10+ Year Member Top Contributors Of The Month



@prodmoistwood - "safest" way is to use the server settings and just block all UA then go manually and add the now-a-days massive IP range of known entities trying to crawl or look at the site. I suspect that another way of doing it is to have it under username and pass and just block everything that way , with interested parties that need to view the copy basically log in to view it. This second solution is a bit uglier but does work 100% of the time, as nothing can get leaked on the web unless the users using it decide to leak.

phranque

6:01 pm on Jun 26, 2023 (gmt 0)

WebmasterWorld Administrator 10+ Year Member Top Contributors Of The Month



I suspect that another way of doing it is to have it under username and pass and just block everything that way , with interested parties that need to view the copy basically log in to view it.

I can't password protect because it needs to function like a normal landing page for prospecting.

Nutterum

11:00 am on Jun 27, 2023 (gmt 0)

10+ Year Member Top Contributors Of The Month



In that case you can use split.io and offer the non-sensitive version to the bots and the users with the link the one you want. You can very easily set up the URL with some parameter to execute the trigger. Bots see a blank page, user see the full deal. Easy and harmless.

blend27

1:57 pm on Jul 4, 2023 (gmt 0)

WebmasterWorld Senior Member 10+ Year Member Top Contributors Of The Month



One can not hide content from bots unless it is a password protected content.

Today's supersized exercise:

    Create a random subdomain for your domain, create a default document
    Visit it once(optional).
    Wait 24 hours.
    Check subdomain web logs to see how many none human visitors you get trying to scrape it.

As soon one creates DNS entry(A Record), it is all for grabs. There are bots that scan DNS just to get there and ITS contents first. and it is almost in real time.

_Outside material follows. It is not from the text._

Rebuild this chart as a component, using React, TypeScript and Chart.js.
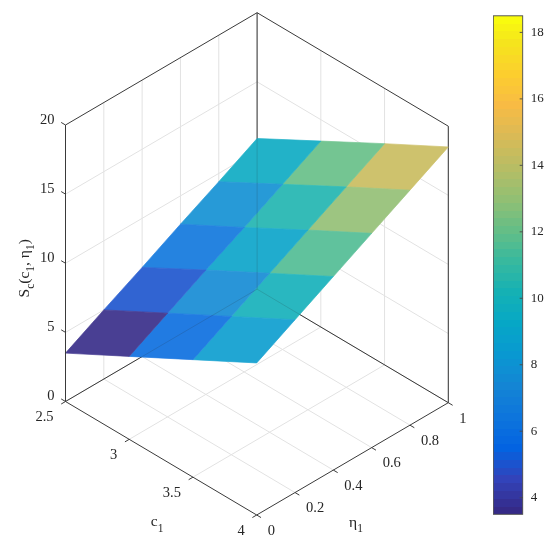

Try it. 2 minute supersized exercise.

Nutterum

2:19 pm on Aug 8, 2023 (gmt 0)

10+ Year Member Top Contributors Of The Month



@blend27 - that is very true. Hence solutions like split.io or similar can provide what OP needs. It's one thing to crawl your page, its another to be readily visible on the internet.

Peter_S

1:28 pm on Aug 9, 2023 (gmt 0)

5+ Year Member Top Contributors Of The Month



I didn't read all the messages above, but from the question, I would say , just don't have DNS entries, and use the local host file to map the domain name with the IP.